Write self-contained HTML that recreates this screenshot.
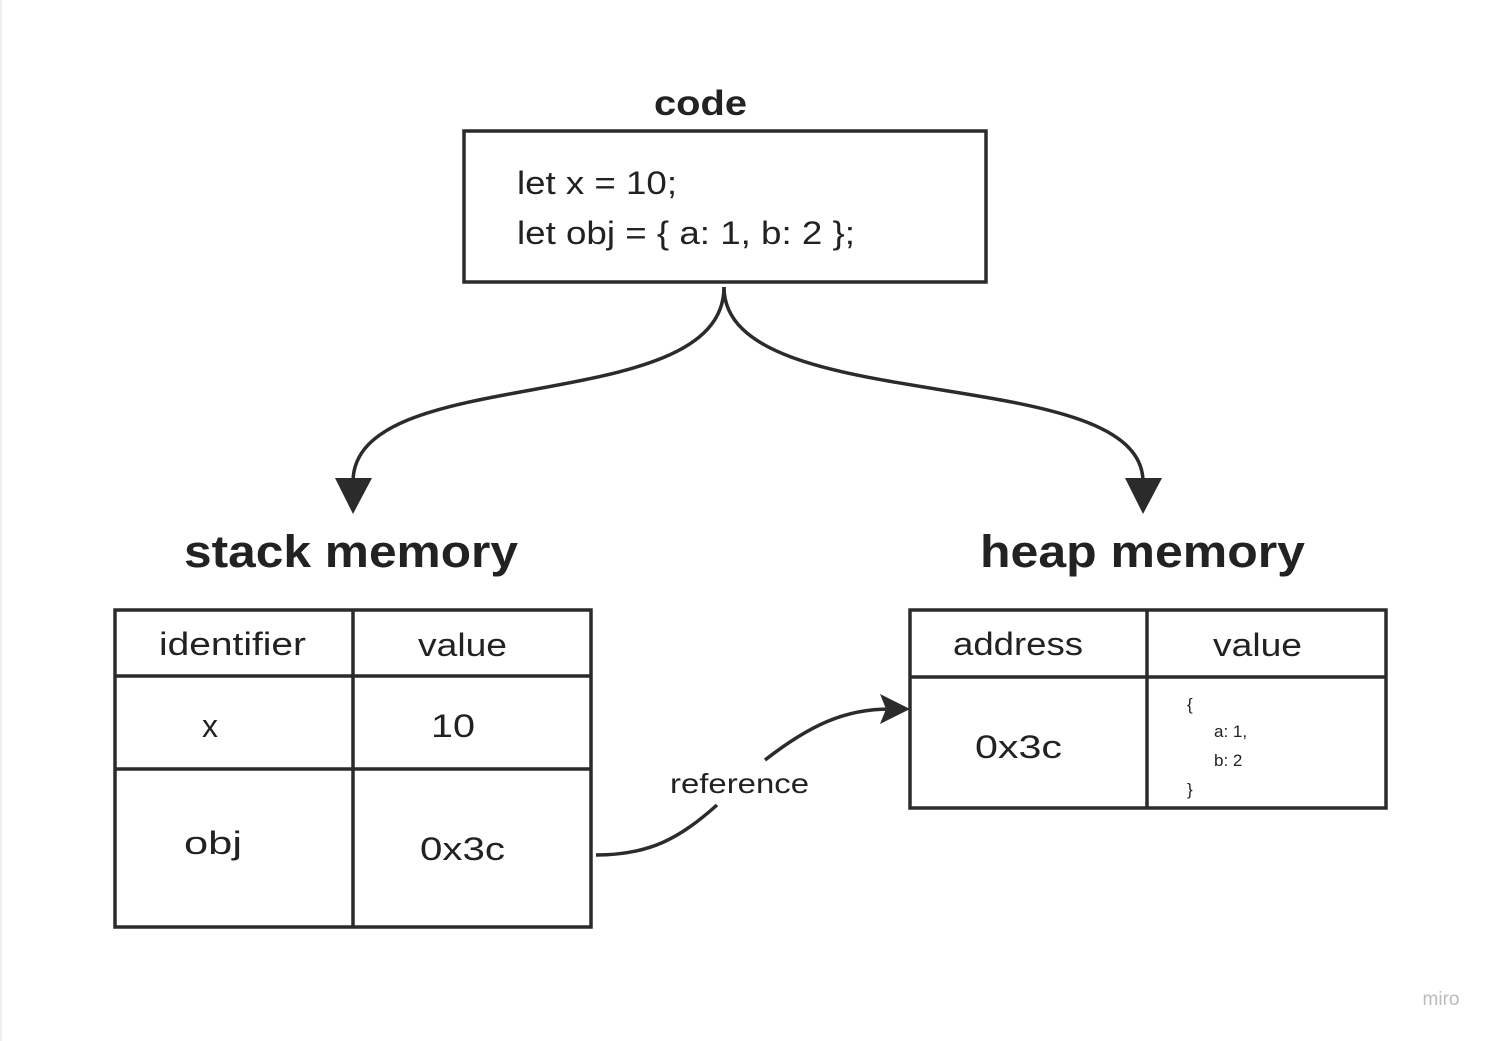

* * *

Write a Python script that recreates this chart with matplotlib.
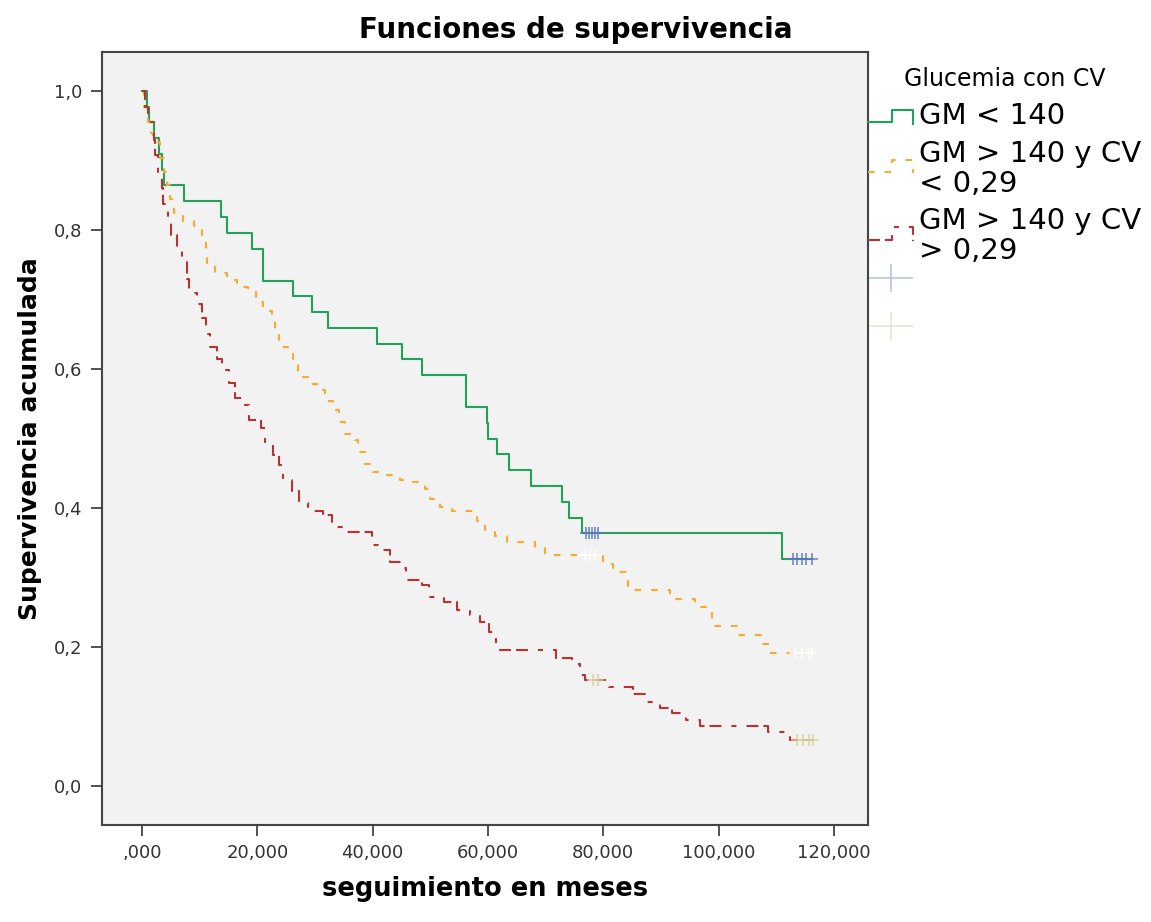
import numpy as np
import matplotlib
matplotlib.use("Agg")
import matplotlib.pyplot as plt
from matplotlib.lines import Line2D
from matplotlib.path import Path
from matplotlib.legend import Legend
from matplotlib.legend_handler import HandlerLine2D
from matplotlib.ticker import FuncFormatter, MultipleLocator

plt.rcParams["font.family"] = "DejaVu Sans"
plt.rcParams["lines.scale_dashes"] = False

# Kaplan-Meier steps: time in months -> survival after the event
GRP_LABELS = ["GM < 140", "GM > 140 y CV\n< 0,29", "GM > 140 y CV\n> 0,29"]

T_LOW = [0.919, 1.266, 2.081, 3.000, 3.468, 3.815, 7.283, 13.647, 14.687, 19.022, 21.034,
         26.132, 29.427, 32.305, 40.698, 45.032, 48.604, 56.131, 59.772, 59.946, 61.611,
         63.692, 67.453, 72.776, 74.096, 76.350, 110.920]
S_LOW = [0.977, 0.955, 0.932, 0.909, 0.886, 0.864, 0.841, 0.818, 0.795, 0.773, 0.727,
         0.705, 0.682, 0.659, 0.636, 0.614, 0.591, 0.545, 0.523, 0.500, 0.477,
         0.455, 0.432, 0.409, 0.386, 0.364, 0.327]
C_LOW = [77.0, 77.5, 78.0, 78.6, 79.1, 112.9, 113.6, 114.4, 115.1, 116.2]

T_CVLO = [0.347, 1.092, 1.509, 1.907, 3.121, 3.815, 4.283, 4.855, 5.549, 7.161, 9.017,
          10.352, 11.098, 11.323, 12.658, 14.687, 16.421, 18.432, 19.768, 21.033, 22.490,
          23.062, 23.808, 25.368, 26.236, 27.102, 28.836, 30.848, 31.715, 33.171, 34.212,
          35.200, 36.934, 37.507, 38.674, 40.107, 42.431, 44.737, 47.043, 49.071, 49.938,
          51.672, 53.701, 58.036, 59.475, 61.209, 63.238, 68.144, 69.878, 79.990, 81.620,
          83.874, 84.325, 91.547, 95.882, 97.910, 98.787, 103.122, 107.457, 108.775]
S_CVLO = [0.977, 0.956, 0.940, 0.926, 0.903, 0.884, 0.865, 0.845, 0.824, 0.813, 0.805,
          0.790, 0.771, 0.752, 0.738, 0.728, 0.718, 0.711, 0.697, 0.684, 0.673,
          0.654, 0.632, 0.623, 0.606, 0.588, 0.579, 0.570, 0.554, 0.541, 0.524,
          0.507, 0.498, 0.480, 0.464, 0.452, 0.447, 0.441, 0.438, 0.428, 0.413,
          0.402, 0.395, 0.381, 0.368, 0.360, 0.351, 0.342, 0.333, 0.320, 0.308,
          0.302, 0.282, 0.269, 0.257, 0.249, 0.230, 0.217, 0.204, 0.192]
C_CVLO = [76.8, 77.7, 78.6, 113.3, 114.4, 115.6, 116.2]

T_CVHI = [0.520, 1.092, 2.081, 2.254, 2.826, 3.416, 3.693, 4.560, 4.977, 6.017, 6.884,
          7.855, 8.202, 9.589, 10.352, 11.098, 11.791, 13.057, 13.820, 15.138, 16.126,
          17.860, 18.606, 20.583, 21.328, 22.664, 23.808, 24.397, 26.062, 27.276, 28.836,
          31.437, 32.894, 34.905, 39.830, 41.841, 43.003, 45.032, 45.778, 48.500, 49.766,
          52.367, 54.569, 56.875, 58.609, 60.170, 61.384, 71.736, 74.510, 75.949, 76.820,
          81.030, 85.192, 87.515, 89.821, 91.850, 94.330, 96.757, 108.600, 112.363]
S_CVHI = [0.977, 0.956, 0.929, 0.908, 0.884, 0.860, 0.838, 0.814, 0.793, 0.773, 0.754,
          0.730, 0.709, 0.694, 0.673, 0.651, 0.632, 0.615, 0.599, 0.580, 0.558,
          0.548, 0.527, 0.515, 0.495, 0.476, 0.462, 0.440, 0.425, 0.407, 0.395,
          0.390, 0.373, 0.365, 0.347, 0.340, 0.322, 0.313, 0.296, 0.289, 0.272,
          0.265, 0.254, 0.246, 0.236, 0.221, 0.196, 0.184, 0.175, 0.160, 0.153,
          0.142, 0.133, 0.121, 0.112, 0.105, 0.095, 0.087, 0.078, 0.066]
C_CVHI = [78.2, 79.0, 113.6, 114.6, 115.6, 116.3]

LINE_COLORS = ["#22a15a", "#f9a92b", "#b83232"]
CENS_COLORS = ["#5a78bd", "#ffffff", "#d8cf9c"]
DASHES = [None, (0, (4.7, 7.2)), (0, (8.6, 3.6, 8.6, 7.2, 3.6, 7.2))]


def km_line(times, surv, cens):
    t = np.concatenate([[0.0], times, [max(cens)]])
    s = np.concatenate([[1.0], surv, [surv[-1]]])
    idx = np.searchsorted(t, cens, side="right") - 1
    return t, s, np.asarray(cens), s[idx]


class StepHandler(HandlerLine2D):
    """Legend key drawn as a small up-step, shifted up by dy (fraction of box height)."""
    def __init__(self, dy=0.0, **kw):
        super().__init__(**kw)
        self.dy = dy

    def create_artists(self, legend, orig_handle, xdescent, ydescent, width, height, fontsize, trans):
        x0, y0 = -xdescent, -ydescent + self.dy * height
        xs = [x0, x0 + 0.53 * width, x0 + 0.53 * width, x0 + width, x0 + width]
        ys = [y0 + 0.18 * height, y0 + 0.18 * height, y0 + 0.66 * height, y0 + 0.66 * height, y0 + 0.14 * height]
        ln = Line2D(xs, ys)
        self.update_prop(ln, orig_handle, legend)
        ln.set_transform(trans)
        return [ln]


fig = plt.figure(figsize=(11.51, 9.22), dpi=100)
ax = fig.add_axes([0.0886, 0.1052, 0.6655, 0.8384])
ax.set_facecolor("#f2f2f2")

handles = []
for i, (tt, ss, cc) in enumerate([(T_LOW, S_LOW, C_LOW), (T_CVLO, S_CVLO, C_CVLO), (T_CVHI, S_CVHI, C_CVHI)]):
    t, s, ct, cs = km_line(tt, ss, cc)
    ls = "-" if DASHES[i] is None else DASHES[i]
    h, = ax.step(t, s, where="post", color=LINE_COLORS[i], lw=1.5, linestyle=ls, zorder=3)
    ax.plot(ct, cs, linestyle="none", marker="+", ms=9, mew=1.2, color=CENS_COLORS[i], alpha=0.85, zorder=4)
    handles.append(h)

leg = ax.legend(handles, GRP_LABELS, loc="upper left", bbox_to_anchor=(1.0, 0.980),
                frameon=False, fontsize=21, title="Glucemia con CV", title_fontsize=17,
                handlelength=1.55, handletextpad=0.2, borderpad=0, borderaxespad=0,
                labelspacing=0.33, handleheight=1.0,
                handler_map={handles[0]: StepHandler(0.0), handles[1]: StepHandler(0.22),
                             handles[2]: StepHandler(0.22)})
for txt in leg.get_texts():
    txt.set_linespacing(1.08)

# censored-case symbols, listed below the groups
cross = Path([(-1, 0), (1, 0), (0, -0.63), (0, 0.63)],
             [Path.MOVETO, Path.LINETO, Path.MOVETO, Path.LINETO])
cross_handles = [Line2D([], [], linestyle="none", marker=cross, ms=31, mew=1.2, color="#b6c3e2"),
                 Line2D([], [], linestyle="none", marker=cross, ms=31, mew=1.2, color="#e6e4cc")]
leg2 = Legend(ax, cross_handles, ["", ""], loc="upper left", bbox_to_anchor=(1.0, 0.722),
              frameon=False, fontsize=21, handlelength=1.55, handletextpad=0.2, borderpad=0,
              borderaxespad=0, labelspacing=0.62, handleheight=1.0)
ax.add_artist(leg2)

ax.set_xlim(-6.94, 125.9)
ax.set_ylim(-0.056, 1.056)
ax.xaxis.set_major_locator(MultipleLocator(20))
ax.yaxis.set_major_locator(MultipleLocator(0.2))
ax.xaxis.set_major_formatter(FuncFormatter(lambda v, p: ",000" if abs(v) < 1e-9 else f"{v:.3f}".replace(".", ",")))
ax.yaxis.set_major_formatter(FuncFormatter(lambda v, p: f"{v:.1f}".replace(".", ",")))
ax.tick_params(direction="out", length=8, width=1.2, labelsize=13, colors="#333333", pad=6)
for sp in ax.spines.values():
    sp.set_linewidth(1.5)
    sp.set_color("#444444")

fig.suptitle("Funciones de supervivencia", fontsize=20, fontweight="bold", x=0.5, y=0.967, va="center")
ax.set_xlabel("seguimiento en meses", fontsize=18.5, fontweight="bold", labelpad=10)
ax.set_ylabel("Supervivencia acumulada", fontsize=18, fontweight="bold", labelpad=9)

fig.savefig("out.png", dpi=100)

PROBLEM TO WORK ON
Copy nothing but the lines above that run from the one with "Write a Python" to the one with "from matplotlib.ticker import", ends included; pictures stay out.

SOLUTION TO THIS TASK
Write a Python script that recreates this chart with matplotlib.
import numpy as np
import matplotlib
matplotlib.use("Agg")
import matplotlib.pyplot as plt
from matplotlib.lines import Line2D
from matplotlib.path import Path
from matplotlib.legend import Legend
from matplotlib.legend_handler import HandlerLine2D
from matplotlib.ticker import FuncFormatter, MultipleLocator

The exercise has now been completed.